A big "Yarrp" to the very English action movie Hot Fuzz. No, it's not as good as Shaun of the Dead, but it's not really a disappointment either even if the laugh count is a lot lower. Much of the film really isn't that funny, yet it gets by for much of its running time on sheer enthusiastic likeability. At times Edgar Wright's direction tries a little too hard and few of the many cameos have much to do (though a heavily disguised Cate Banchett makes a real virtue of her anonymity and Peter Jackson does turn up as a psycho Santa), but it's one of the very few films where the fun that the filmmakers seem to be having actually seems to translate to the finished product. As with Shaun, it's an inspired bit of gene-splicing, in this case a wonderful yet surprisingly logical cross between Agatha Christie and Jerry Bruckheimer, with a series of very English crimes - motivated by nothing so sordid as monetary gain or as logical as a criminal conspiracy but rather by something infinitely more respectable - culminating in 20 minutes of virtuoso mayhem that sees Simon Pegg and Nick Frost shooting up the kind of quaint and picturesque village more used to the genteel Sunday teatime likes of The Vicar of Dibley and All Creatures Great and Small.

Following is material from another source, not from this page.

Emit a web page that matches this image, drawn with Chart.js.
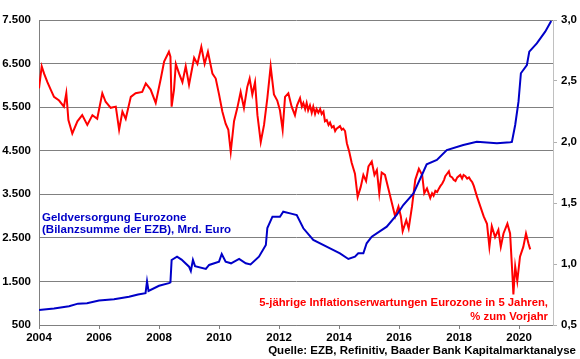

Even the casting of the local Neighbourhood Watch is truly inspired, consisting of (among others), James Bond (Timothy Dalton, whose `supermarket slasher' gets my vote for Best Supporting Actor this year), Callan (Edward Woodward), Bellocq from Raiders of the Lost Ark (Paul Freeman), the nanny from The Omen (Billie Whitelaw) and the villain from Lethal Weapon 3 (Stuart Wilson). And there's been some real thought put into the disposal of the bad guys, which mirror the various murders in gruesomely exaggerated fashion via bear traps, model villages and sea mines. Very pleasing indeed - even the extras on the DVD are unusually entertaining. Yarrp.
on 9 September 2007
I really enjoyed this film. It's a wonderfully surreal representation of English village life (very exaggerated) and also has loads of slapstick moments. I still laugh out loud when I remember Nick Frost's 'ice cream headache'. The movie is peppered with little gems like that - an unexpected take on a traditional 'cop movie' moment. The climax of the movie doesn't disappoint - again, the surrealism is brilliant.

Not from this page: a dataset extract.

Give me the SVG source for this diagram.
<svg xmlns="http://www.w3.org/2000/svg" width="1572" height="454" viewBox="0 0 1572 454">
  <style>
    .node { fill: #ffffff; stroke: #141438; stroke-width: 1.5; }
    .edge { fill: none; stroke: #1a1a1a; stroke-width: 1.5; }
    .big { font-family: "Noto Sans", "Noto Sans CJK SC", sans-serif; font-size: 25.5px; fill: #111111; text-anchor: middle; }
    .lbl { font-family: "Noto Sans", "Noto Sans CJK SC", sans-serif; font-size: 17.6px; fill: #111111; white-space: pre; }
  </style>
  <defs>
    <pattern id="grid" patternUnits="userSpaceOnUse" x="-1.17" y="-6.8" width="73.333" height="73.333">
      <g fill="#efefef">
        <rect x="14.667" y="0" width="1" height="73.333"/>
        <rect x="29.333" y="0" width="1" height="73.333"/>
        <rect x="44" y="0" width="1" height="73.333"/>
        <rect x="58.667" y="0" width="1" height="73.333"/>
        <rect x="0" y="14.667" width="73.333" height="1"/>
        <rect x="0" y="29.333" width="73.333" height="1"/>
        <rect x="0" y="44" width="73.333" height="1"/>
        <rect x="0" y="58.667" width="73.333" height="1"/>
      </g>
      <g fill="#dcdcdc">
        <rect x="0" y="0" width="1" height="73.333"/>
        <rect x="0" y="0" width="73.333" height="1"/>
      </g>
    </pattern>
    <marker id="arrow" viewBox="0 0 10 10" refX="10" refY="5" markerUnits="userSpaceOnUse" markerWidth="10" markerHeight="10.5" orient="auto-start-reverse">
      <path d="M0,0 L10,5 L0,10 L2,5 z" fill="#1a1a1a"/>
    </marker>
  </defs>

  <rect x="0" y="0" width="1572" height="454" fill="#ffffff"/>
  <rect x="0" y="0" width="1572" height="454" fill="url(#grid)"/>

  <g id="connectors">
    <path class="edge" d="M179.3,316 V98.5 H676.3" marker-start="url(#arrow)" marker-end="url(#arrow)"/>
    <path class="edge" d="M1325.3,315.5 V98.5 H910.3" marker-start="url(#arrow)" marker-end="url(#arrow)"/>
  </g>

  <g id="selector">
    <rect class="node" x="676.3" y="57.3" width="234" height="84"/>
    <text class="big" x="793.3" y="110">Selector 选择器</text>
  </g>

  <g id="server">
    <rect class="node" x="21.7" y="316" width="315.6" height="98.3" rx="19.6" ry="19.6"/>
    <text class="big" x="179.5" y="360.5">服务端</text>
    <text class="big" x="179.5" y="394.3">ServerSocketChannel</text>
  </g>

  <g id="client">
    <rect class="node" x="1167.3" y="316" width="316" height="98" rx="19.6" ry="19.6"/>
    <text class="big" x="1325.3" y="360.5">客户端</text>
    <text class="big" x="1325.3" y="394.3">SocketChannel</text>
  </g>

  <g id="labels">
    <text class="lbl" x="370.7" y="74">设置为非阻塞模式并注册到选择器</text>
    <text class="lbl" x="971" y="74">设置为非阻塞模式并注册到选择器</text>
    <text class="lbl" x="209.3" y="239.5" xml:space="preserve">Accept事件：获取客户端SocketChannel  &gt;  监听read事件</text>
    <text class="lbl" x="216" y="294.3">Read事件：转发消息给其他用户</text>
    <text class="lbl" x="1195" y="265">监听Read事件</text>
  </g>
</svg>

It's just as good as Shaun of the Dead, but in a different way. It's also pleasing to see that Simon Pegg has more than one role in him. This time he is quite different to his Spaced or Shaun characters. Nick Frost is absolutely endearing as Danny and has some of the funniest lines and scenes.
Well worth watching. The extras are good too.
Simon Pegg and Nick Frost have done very well for themselves with a series of films taking a modern, humorous look at the films that they (and I) grew up with. Shaun of the Dead was a great pastiche of the schlock horror genre, and Hot Fuzz was a perfect take on action films.
Utilising every cliché in the book, we are treated to the tale of one man's mission to bring law and order to a sleepy rural village. Taking off everything from the Bill to Die Hard, and passing through every station in between, it's a rollercoaster of a ride packed with thrills and mystery. And jokes. Lots of jokes. It's hilarious.
Added into the mix is a fine roster of British actors. Jim Broadbent is absolutely superb as the commander of the local police force. Sterling work comes from Timothy Dalton in a great riff on his Bond characterisation (crossed with an Agatha Christie villain!) and the late Edward Woodward, who plays an elderly version of the Equaliser with his usual charm. Paddy Considine, Bill Bailey, Steve Coogan, Bill Nighy, Paul Freeman and, basically, anyone who is anyone in British TV and film get a llok in. Central to all of this is the pairing of Pegg and Frost, who's easy going friendship holds the whole film together and stops it being too much of a rambling mess.
I absolutely loved this film. It's a funny, affectionate look at films I love, played out with great charm by a cast who are obviously enjoying themselves enormously. 5 stars.